■ **Collected data**:

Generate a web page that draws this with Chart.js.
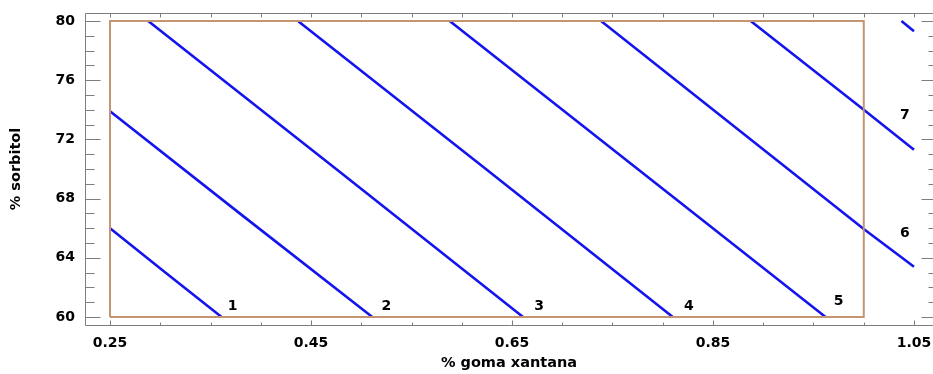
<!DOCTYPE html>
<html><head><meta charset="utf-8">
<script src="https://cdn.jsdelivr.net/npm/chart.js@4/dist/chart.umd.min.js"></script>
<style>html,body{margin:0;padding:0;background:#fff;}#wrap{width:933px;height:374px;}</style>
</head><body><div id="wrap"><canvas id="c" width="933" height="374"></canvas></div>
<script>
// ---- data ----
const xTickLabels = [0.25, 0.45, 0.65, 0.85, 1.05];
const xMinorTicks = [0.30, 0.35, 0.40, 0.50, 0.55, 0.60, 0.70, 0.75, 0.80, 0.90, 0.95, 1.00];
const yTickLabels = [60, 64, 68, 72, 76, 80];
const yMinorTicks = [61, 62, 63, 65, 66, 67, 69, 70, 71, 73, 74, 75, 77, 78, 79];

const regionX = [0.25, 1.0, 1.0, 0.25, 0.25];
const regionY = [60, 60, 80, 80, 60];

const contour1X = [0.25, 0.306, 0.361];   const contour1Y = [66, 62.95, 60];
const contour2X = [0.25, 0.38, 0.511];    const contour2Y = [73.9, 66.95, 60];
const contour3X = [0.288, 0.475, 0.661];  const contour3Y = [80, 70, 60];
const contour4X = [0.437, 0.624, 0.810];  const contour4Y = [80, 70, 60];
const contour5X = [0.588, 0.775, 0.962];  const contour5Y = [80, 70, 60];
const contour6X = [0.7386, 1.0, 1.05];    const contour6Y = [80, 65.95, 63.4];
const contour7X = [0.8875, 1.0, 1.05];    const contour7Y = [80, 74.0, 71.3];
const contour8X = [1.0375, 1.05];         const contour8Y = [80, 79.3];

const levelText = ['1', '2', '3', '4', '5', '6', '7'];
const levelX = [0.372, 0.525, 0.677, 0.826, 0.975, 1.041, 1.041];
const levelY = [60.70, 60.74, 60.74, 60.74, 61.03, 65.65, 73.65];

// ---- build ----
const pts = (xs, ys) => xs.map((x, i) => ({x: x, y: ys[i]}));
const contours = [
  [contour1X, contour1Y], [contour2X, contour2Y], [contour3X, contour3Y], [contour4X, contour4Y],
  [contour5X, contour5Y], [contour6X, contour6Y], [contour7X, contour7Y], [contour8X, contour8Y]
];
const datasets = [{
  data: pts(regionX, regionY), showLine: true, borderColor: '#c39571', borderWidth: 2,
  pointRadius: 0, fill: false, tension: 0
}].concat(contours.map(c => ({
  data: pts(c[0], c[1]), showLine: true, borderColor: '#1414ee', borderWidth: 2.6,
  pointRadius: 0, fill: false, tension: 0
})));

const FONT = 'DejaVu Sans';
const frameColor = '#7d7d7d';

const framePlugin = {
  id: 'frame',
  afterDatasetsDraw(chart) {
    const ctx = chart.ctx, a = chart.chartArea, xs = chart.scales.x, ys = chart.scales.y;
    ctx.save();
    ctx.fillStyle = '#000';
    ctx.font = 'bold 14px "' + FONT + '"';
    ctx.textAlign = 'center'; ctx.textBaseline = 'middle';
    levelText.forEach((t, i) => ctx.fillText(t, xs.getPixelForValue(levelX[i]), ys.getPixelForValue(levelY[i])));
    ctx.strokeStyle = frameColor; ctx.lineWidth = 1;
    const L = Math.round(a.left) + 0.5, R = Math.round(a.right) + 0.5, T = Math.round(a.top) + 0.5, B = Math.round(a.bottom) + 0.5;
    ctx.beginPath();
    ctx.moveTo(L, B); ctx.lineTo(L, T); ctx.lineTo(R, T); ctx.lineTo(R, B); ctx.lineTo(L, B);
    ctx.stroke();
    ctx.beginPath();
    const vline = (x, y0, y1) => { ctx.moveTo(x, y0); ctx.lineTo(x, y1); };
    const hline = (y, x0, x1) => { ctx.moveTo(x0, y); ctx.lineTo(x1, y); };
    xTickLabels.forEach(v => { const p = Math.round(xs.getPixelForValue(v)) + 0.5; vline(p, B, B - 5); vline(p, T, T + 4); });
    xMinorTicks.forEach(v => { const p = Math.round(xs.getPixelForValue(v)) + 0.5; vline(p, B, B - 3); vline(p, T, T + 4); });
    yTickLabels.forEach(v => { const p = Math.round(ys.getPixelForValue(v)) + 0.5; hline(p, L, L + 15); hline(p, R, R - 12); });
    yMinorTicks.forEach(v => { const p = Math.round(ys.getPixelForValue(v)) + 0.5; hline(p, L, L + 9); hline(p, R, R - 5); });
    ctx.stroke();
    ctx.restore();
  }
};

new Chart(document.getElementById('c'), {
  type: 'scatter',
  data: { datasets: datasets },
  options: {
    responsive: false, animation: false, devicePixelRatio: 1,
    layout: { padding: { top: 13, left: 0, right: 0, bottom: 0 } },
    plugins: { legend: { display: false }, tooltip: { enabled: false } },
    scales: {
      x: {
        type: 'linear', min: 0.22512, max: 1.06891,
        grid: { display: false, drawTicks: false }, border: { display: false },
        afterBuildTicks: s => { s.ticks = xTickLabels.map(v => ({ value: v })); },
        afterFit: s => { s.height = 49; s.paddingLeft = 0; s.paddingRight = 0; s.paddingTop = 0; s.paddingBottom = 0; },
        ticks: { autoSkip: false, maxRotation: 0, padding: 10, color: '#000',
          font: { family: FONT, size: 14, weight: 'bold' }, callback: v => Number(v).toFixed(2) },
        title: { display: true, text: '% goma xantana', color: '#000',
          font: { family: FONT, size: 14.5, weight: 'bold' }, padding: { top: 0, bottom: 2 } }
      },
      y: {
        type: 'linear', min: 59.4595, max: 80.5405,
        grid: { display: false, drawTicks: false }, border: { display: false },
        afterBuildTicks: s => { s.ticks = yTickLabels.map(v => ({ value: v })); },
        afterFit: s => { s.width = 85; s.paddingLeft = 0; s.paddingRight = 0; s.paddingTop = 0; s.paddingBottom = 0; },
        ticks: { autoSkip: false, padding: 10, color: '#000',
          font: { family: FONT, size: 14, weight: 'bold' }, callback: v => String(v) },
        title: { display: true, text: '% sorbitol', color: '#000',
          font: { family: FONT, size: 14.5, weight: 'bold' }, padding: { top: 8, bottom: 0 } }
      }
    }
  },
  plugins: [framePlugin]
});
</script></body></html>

■ **Job**:
Restate exactly, please, only the lines between the start of the data and the line containing "61.03, 65.65, 73.65];", both ends included, skipping the pictures.

■ **Written reply**:
Generate a web page that draws this with Chart.js.
<!DOCTYPE html>
<html><head><meta charset="utf-8">
<script src="https://cdn.jsdelivr.net/npm/chart.js@4/dist/chart.umd.min.js"></script>
<style>html,body{margin:0;padding:0;background:#fff;}#wrap{width:933px;height:374px;}</style>
</head><body><div id="wrap"><canvas id="c" width="933" height="374"></canvas></div>
<script>
// ---- data ----
const xTickLabels = [0.25, 0.45, 0.65, 0.85, 1.05];
const xMinorTicks = [0.30, 0.35, 0.40, 0.50, 0.55, 0.60, 0.70, 0.75, 0.80, 0.90, 0.95, 1.00];
const yTickLabels = [60, 64, 68, 72, 76, 80];
const yMinorTicks = [61, 62, 63, 65, 66, 67, 69, 70, 71, 73, 74, 75, 77, 78, 79];

const regionX = [0.25, 1.0, 1.0, 0.25, 0.25];
const regionY = [60, 60, 80, 80, 60];

const contour1X = [0.25, 0.306, 0.361];   const contour1Y = [66, 62.95, 60];
const contour2X = [0.25, 0.38, 0.511];    const contour2Y = [73.9, 66.95, 60];
const contour3X = [0.288, 0.475, 0.661];  const contour3Y = [80, 70, 60];
const contour4X = [0.437, 0.624, 0.810];  const contour4Y = [80, 70, 60];
const contour5X = [0.588, 0.775, 0.962];  const contour5Y = [80, 70, 60];
const contour6X = [0.7386, 1.0, 1.05];    const contour6Y = [80, 65.95, 63.4];
const contour7X = [0.8875, 1.0, 1.05];    const contour7Y = [80, 74.0, 71.3];
const contour8X = [1.0375, 1.05];         const contour8Y = [80, 79.3];

const levelText = ['1', '2', '3', '4', '5', '6', '7'];
const levelX = [0.372, 0.525, 0.677, 0.826, 0.975, 1.041, 1.041];
const levelY = [60.70, 60.74, 60.74, 60.74, 61.03, 65.65, 73.65];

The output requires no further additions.